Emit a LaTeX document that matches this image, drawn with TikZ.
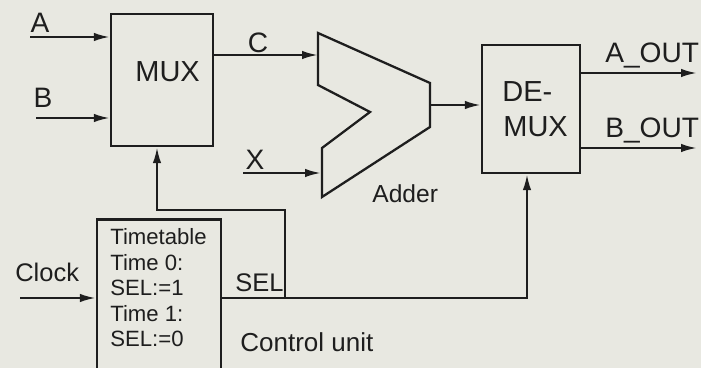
\documentclass[tikz,border=0pt]{standalone}
\usepackage{fontspec}
\setmainfont{Liberation Sans}
\usetikzlibrary{arrows.meta,positioning,calc}
\definecolor{paper}{RGB}{232,232,225}
\definecolor{ink}{RGB}{30,30,30}

\begin{document}
\begin{tikzpicture}[x=0.02cm,y=-0.02cm,
    block/.style={draw=ink, line width=1.3pt, fill=paper, inner sep=0pt},
    wire/.style={draw=ink, line width=1.3pt},
    sig/.style={wire, -{Latex[length=0.32cm,width=0.17cm]}},
    lbl/.style={anchor=base, inner sep=0pt, text=ink, font=\fontsize{16}{19}\selectfont},
    txt/.style={anchor=base west, inner sep=0pt, text=ink, font=\fontsize{14.5}{17}\selectfont}
  ]
  \fill[paper] (0,0) rectangle (701,368);
  \clip (0,0) rectangle (701,368);

  % blocks
  \node[block, minimum width=2.04cm, minimum height=2.64cm] (mux) at (162,80) {};
  \node[block, minimum width=1.96cm, minimum height=2.56cm] (demux) at (531,109) {};
  \node[block, minimum width=2.48cm, minimum height=3.1cm] (ctrl) at (159,297) {};
  \node[txt, font=\fontsize{16.5}{19}\selectfont] (muxtxt) at (135,82) {MUX};
  \node[txt, font=\fontsize{16.5}{19}\selectfont] (demuxtxt1) at (502,102) {DE-};
  \node[txt, font=\fontsize{16.5}{19}\selectfont] (demuxtxt2) at (503,137) {MUX};
  \node[anchor=north west, inner sep=0pt, align=left, text=ink,
        font=\fontsize{12.6}{14.5}\selectfont] (table) at (110,228.5)
    {Timetable\\Time 0:\\SEL:=1\\Time 1:\\SEL:=0};

  % adder
  \draw[wire, fill=paper] (318,33) -- (430,83) -- (430,127) -- (322,197)
    -- (322,148) -- (370,112) -- (318,85) -- cycle;
  \coordinate (addA) at (318,55);
  \coordinate (addB) at (321,173);
  \coordinate (addOut) at (430,105);

  % inputs and outputs
  \coordinate (inA) at (30,37);
  \coordinate (inB) at (36,118);
  \coordinate (inX) at (243,173);
  \coordinate (clk) at (20,298);
  \coordinate (outA) at (697,73);
  \coordinate (outB) at (697,148);
  \draw[sig] (inA) -- (inA -| mux.west);
  \draw[sig] (inB) -- (inB -| mux.west);
  \draw[sig] (mux.east |- addA) -- (addA);
  \draw[sig] (inX) -- (addB);
  \draw[sig] (addOut) -- (addOut -| demux.west);
  \draw[sig] (demux.east |- outA) -- (outA);
  \draw[sig] (demux.east |- outB) -- (outB);
  \draw[sig] (clk) -- (clk -| ctrl.west);

  % SEL lines
  \coordinate (selA) at (285,298);
  \coordinate (selB) at (285,210);
  \coordinate (muxSel) at (157,210);
  \coordinate (demuxSel) at (527,298);
  \draw[sig] (ctrl.east |- selA) -- (selA) -- (selB) -- (muxSel) -- (muxSel |- mux.south);
  \draw[sig] (selA) -- (demuxSel) -- (demuxSel |- demux.south);

  % labels
  \node[lbl] (labA) at (40,33) {A};
  \node[lbl] (labB) at (43,108) {B};
  \node[lbl] (labC) at (258,53) {C};
  \node[lbl] (labX) at (255,170) {X};
  \node[txt, font=\fontsize{16}{19}\selectfont] (labAout) at (605,63) {A\_OUT};
  \node[txt, font=\fontsize{16}{19}\selectfont] (labBout) at (605,138) {B\_OUT};
  \node[txt] (labSel) at (235,292) {SEL};
  \node[txt] (labClk) at (15,282) {Clock};
  \node[txt, font=\fontsize{14}{17}\selectfont] (labAdd) at (372,203) {Adder};
  \node[txt, font=\fontsize{14.8}{17}\selectfont] (labCtrl) at (240,352) {Control unit};
\end{tikzpicture}
\end{document}
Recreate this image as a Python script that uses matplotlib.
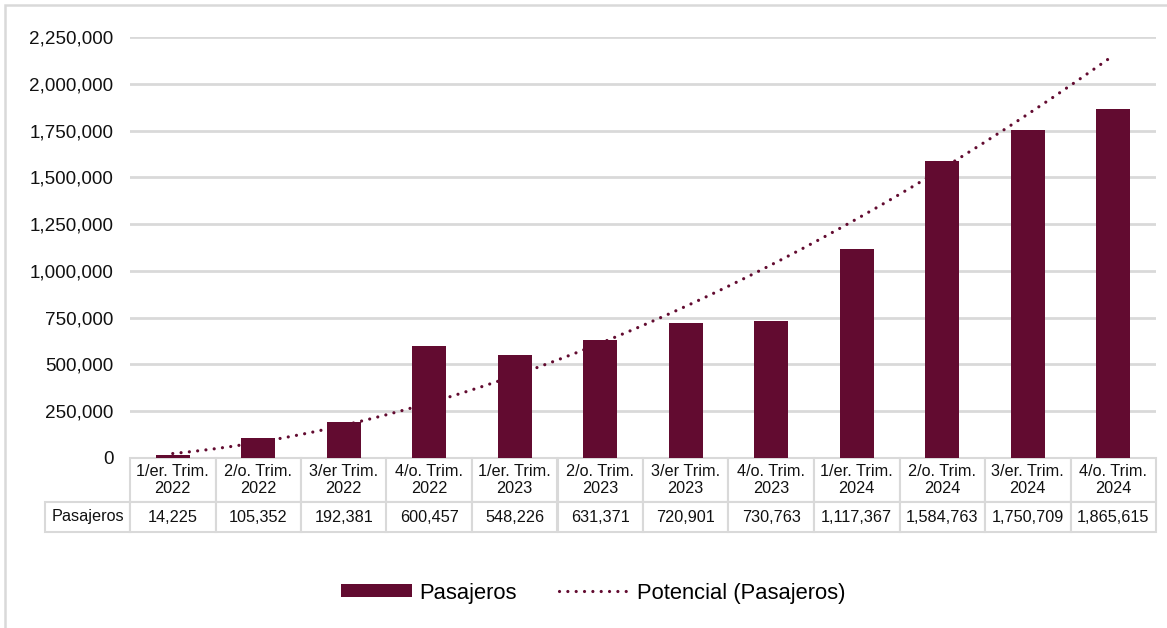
import matplotlib.pyplot as plt
import numpy as np
from matplotlib.patches import Rectangle

plt.rcParams['font.family'] = ['Liberation Sans', 'DejaVu Sans']

trimestres = ["1/er. Trim.\n2022", "2/o. Trim.\n2022", "3/er Trim.\n2022", "4/o. Trim.\n2022",
              "1/er. Trim.\n2023", "2/o. Trim.\n2023", "3/er Trim.\n2023", "4/o. Trim.\n2023",
              "1/er. Trim.\n2024", "2/o. Trim.\n2024", "3/er. Trim.\n2024", "4/o. Trim.\n2024"]
pasajeros = [14225, 105352, 192381, 600457, 548226, 631371,
             720901, 730763, 1117367, 1584763, 1750709, 1865615]
yticks = [0, 250000, 500000, 750000, 1000000, 1250000, 1500000, 1750000, 2000000, 2250000]

bar_color = "#620b30"
grid_color = "#d9d9d9"

fig = plt.figure(figsize=(11.67, 6.28), dpi=100)
ax = fig.add_axes([130 / 1167, 1 - 458 / 628, 1026 / 1167, 421 / 628])

x = np.arange(1, len(pasajeros) + 1)
bars = ax.bar(x, pasajeros, width=0.4, color=bar_color, label="Pasajeros", zorder=3)

# power trendline (like Excel's "Potencial")
b, ln_a = np.polyfit(np.log(x), np.log(pasajeros), 1)
xs = np.linspace(1, len(pasajeros), 200)
trend, = ax.plot(xs, np.exp(ln_a) * xs ** b, color=bar_color, lw=2.3,
                 linestyle=(0, (0.01, 2.6)), dash_capstyle="round",
                 label="Potencial (Pasajeros)", zorder=4)

ax.set_xlim(0.5, len(pasajeros) + 0.5)
ax.set_ylim(0, 2250000)
ax.set_yticks(yticks)
ax.set_yticklabels([f"{v:,}" for v in yticks], fontsize=13.6, color="#111111")
ax.tick_params(axis="y", length=0, pad=12)
ax.set_xticks([])
ax.grid(axis="y", color=grid_color, lw=2, zorder=0)
for s in ax.spines.values():
    s.set_visible(False)

# data table under the chart
label_w = 85 / 1026
cell_text = [[""] + trimestres, ["Pasajeros"] + [f"{v:,}" for v in pasajeros]]
tbl = ax.table(cellText=cell_text, cellLoc="center",
               colWidths=[label_w] + [1 / 12] * 12,
               bbox=[-label_w, -74 / 421, 1 + label_w, 74 / 421])
tbl.auto_set_font_size(False)
tbl.set_fontsize(11.7)
for (r, c), cell in tbl.get_celld().items():
    cell.set_edgecolor(grid_color)
    cell.set_linewidth(1.5)
    cell.set_height(44 if r == 0 else 30)
    cell.get_text().set_color("#111111")
    cell.get_text().set_linespacing(1.15)
tbl[0, 0].visible_edges = "open"

fig.legend(handles=[bars, trend], loc="center", bbox_to_anchor=(0.5086, 1 - 593 / 628),
           ncol=2, frameon=False, fontsize=15.8, handlelength=3.2, handleheight=0.55,
           columnspacing=1.9, handletextpad=0.37)

fig.patches.append(Rectangle((5 / 1167, -0.1), 1.2, 1.1 - 5 / 628, fill=False,
                             edgecolor=grid_color, lw=1.8, transform=fig.transFigure))

fig.savefig("out.png", dpi=100)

■ ■ ■

- [Stated problem] Without any pictures, set down the lines from the one holding "Recreate this image" through the one holding "plt.rcParams['font.family'] = ['Liberation".

- [Answer to this task]
Recreate this image as a Python script that uses matplotlib.
import matplotlib.pyplot as plt
import numpy as np
from matplotlib.patches import Rectangle

plt.rcParams['font.family'] = ['Liberation Sans', 'DejaVu Sans']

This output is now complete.